8 Dec 2020
Students at a County Wicklow secondary school who built a “Covid Classroom” from old sails and fencing and a Men’s Shed from Donegal who relived their youth by creating “Thomas the Tank Engine” from an old oil tank were among the nine worthy winners of this year’s national Upcycle Challenge 2020.
The Upcycle Challenge was set by mywaste.ie and the Environmental Protection Agency (EPA).
It invited participants to use their imaginations to create something new and useful out of old unwanted and discarded items or material.
As many as 259 entries were received from individuals, community organisations, Men’s Sheds, and schools across the country. A total of eight category winners were decided by a judging panel, who also chose three finalists for a People’s Choice Award.
During November, the public voted for the three finalists on mywaste.ie social media platforms. The Irish public decided the winner to be Ann Mc Kenna from County Monaghan who upcycles the clothes of people who died to make memorial bears for their loved ones.
The full list of winners are as follows:
People’s Choice Award
Ann Mc Kenna, Co. Monaghan - upcycled the clothes, such as shirts, trousers, jackets, and jumpers, of people who died to make a memorial bear for loved ones.
Connacht – Ulster Waste Region
Blue Watch, Galway Fire Brigade , Co.
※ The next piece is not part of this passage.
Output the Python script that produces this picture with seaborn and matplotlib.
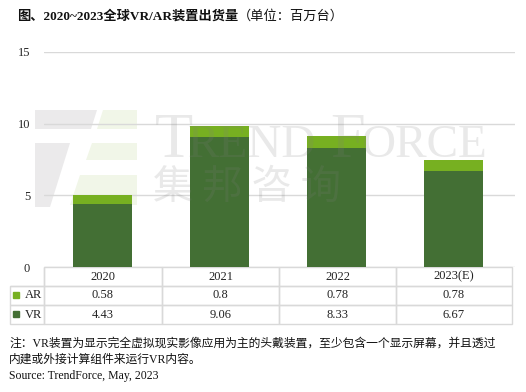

Galway – saved three "retired" ladders from the scrap yard and used them to make an outdoor seating area in the station yard.
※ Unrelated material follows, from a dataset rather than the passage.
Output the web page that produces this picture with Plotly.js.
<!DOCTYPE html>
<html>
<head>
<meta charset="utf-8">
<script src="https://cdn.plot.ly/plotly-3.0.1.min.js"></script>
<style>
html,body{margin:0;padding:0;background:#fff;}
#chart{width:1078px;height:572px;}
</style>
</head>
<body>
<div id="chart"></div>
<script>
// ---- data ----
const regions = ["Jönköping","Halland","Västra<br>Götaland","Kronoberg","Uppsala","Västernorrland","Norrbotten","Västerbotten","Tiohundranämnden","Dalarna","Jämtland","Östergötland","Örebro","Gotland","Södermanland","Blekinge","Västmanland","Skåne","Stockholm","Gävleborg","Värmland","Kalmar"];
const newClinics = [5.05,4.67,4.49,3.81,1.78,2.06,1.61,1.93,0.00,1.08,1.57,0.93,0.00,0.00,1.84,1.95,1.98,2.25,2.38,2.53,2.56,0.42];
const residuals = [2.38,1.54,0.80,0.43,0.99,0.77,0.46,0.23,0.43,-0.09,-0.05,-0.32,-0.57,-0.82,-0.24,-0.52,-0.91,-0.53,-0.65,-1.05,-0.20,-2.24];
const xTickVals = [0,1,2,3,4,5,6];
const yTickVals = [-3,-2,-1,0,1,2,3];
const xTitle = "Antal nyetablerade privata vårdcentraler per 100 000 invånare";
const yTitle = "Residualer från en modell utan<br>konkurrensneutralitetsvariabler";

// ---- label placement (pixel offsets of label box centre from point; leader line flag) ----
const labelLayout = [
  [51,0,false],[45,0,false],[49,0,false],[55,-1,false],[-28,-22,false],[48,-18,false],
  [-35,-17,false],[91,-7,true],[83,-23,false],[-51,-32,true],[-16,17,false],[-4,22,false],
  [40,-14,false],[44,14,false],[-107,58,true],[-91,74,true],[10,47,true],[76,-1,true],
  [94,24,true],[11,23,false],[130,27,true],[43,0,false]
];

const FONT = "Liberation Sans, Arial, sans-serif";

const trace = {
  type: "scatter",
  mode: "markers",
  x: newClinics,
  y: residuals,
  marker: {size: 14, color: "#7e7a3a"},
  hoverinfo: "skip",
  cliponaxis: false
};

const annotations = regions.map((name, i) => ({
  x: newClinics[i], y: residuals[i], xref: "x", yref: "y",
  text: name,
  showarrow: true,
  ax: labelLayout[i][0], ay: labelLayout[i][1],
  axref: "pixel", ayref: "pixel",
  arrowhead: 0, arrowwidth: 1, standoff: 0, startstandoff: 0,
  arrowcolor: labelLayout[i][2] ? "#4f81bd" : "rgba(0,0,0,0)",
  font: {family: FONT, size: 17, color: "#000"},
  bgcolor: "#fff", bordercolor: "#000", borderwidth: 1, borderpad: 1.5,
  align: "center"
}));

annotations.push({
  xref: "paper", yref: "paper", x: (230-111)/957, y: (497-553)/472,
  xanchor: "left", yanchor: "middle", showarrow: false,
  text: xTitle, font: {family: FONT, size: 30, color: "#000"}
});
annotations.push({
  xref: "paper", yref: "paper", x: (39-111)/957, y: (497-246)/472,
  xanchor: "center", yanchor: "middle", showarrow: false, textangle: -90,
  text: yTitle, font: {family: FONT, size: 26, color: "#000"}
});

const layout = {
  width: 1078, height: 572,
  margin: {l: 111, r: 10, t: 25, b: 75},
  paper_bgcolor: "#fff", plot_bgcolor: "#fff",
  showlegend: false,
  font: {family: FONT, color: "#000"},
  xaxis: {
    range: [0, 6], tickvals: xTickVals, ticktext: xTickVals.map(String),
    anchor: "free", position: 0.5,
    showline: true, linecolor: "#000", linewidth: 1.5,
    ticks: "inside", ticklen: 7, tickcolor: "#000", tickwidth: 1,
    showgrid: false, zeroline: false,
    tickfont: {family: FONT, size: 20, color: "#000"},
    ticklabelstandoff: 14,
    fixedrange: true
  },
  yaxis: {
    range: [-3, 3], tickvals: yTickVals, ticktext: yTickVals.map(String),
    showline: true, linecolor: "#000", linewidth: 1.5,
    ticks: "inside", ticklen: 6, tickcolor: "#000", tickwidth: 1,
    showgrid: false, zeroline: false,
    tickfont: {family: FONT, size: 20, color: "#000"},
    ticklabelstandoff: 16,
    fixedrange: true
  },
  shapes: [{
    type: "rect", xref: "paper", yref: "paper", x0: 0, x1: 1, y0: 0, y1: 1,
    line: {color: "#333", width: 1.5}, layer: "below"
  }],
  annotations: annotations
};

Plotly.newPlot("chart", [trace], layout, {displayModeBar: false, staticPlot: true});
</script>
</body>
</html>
Eastern Midlands Waste Region
Mark Eagers, Dublin- used an old LPG cylinder, some old scrap copper cylinder, old steel, some mahogany from a skip, old reclaimed gun barrel pipes & old fittings from an old house to make “Big Bertha BBQ”.
Southern Waste Region
KC Men's Shed (Keel/Castlemaine), Kerry - made a unique scarecrow, or crow that scares, from an old bicycle wheel, part of a bicycle frame, unwanted free music CDs, scrap metal sheet, aluminium flashing cover from a Velux roof window, and part of an old cooking pot.
Men’s Shed Category
Rosses Men’s Shed, Co. Donegal - Brought the railway back to Donegal in the form of “Thomas the Tank Engine” made from an old oil tank and some pallets. The result is the ideal playhouse/train for children and the young at heart.
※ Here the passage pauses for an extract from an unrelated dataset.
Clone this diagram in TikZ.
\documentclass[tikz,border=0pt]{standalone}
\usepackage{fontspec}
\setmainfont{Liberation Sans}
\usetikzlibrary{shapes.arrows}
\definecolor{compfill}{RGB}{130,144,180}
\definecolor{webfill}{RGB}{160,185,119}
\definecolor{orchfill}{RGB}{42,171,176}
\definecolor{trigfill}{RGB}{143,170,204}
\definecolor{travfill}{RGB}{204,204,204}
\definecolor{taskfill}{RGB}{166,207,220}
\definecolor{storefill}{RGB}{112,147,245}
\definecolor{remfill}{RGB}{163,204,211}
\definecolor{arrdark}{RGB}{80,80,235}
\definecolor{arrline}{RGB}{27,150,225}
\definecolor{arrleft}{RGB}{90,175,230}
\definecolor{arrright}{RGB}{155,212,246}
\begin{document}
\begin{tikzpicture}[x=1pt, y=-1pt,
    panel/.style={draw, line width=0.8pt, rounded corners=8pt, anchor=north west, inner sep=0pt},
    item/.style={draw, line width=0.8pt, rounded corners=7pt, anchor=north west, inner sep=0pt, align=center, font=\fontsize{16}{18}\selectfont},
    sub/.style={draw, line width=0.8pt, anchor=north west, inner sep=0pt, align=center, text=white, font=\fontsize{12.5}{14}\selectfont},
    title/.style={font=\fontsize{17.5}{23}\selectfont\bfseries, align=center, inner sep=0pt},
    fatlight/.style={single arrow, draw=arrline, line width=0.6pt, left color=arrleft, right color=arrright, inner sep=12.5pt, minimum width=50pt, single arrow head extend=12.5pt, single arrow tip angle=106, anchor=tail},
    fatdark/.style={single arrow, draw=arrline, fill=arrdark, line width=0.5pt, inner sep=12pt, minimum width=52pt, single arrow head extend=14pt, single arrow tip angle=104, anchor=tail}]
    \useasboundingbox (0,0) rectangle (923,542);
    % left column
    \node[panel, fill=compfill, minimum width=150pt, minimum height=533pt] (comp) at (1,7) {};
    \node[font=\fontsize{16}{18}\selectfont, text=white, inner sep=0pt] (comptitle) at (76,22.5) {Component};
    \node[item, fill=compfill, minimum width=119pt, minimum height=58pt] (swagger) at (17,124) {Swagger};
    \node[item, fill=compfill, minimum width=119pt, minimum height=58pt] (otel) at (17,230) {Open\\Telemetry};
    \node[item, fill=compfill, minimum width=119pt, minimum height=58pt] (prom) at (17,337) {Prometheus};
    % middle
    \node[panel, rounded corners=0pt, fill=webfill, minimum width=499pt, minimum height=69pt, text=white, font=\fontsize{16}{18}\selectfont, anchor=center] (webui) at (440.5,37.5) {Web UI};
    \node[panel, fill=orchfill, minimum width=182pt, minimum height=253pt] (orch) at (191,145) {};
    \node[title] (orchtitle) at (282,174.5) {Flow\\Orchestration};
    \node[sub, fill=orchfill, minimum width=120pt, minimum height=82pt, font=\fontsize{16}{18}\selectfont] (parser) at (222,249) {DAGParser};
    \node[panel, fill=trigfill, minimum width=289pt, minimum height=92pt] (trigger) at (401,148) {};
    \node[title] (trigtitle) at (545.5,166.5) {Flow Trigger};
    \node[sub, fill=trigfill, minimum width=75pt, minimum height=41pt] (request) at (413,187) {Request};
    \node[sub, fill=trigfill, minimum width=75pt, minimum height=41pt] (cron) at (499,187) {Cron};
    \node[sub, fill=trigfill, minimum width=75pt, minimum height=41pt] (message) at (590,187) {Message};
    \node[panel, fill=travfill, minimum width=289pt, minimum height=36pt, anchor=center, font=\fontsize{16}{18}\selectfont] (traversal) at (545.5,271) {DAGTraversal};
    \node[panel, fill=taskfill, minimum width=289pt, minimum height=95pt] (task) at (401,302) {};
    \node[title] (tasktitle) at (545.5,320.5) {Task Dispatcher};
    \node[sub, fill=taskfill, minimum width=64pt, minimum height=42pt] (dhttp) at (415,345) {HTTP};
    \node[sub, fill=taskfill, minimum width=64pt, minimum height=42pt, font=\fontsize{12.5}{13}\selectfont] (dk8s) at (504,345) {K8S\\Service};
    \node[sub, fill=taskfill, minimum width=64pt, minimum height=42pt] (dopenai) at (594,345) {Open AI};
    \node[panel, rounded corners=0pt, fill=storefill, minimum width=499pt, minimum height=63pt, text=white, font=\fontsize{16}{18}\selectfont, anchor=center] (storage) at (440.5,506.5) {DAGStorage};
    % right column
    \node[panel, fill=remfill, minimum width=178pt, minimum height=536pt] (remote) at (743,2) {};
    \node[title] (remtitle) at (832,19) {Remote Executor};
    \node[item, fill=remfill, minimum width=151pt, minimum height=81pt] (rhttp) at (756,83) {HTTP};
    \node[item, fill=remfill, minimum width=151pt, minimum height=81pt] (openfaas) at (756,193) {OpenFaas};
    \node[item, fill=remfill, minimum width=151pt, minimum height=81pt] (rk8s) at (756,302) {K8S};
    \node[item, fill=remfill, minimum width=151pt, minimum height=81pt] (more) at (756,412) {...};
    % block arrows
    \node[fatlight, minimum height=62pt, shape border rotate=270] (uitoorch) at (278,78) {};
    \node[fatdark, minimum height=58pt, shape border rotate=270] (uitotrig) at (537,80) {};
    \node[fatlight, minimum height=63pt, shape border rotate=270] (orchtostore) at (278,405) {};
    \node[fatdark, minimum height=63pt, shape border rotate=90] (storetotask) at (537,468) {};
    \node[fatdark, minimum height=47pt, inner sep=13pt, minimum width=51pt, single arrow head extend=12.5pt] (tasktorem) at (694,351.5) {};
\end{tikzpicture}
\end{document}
The Professional’s Category
An Mheitheal Rothar Pop up Shop, Galway - During the beginning of the pandemic ReCycle Your Cycle needed to find a new location when the people of Galway needed recycled bicycles and bike repair skills more than ever. The group arranged to rent a pop up shop in an old credit union. Nearly five months on and it's a huge success with a thriving social enterprise where there was just an empty shop for years.
Community Groups Category
Conway Court, Dublin - came together as a community during lockdown to bring some colour and brightness into their living complex. They did this by building flower boxes, small raised gardens, covers for unsightly bins etc… from discarded pallets and an old dog kennel.
EPA Special Prize Winner
Adrian Padden, Co. Mayo - undertook to grow fresh produce in a very small outdoor area. He achieved this by making a unique piece using plastic bottles and a pallet that allows plants and shrubs to grow in a vertical planting area.
Temple Carrig School, Co Wicklow – Built the “Covid Classroom”. The nature of restrictions imposed by Covid-19 led the students to look at how best to utilise the school’s outdoor spaces. Five years ago they created a natural amphitheatre for performances. This year they decided they needed a way to cover this whilst maintaining a minimal carbon footprint. They achieved this by up cycling old farm fencing, nautical rigging and sails to create a Covid-19 friendly classroom.
Congratulating the winners Declan Breen Waste Prevention Officer with the Eastern Midlands Regional Waste Management Planning Office said this year’s applications were of a very high standard making the judging process very difficult.
“The Upcycle Challenge is a collaboration between the EPA and the regional waste management offices under the umbrella of mywaste.ie. This year, as in other years, we challenged ourselves to get the nation thinking about reuse. The challenge helped create awareness of how we can reuse everyday objects by upcycling and repurposing them, as well as allowing people and groups to share their creativity with a wider audience. This year we also became acutely aware how important these projects were to a lot of people during the weeks and months of the pandemic.
“Many entrants shared with us how working on these projects helped to sustain them during the lockdown and proved to be a useful exercise in managing mental health. We are therefore delighted with the positive impact these projects have on our environment and the well-being of the community at large.”
Due to public health restrictions, this year’s Upcycle Challenge Award ceremony will take the form of a video shared on mywaste.ie social media channels showing the skills, creativity and ingenuity of all nine winners and their projects.
Each winner will also receive an equal share of the €6,750 prize fund.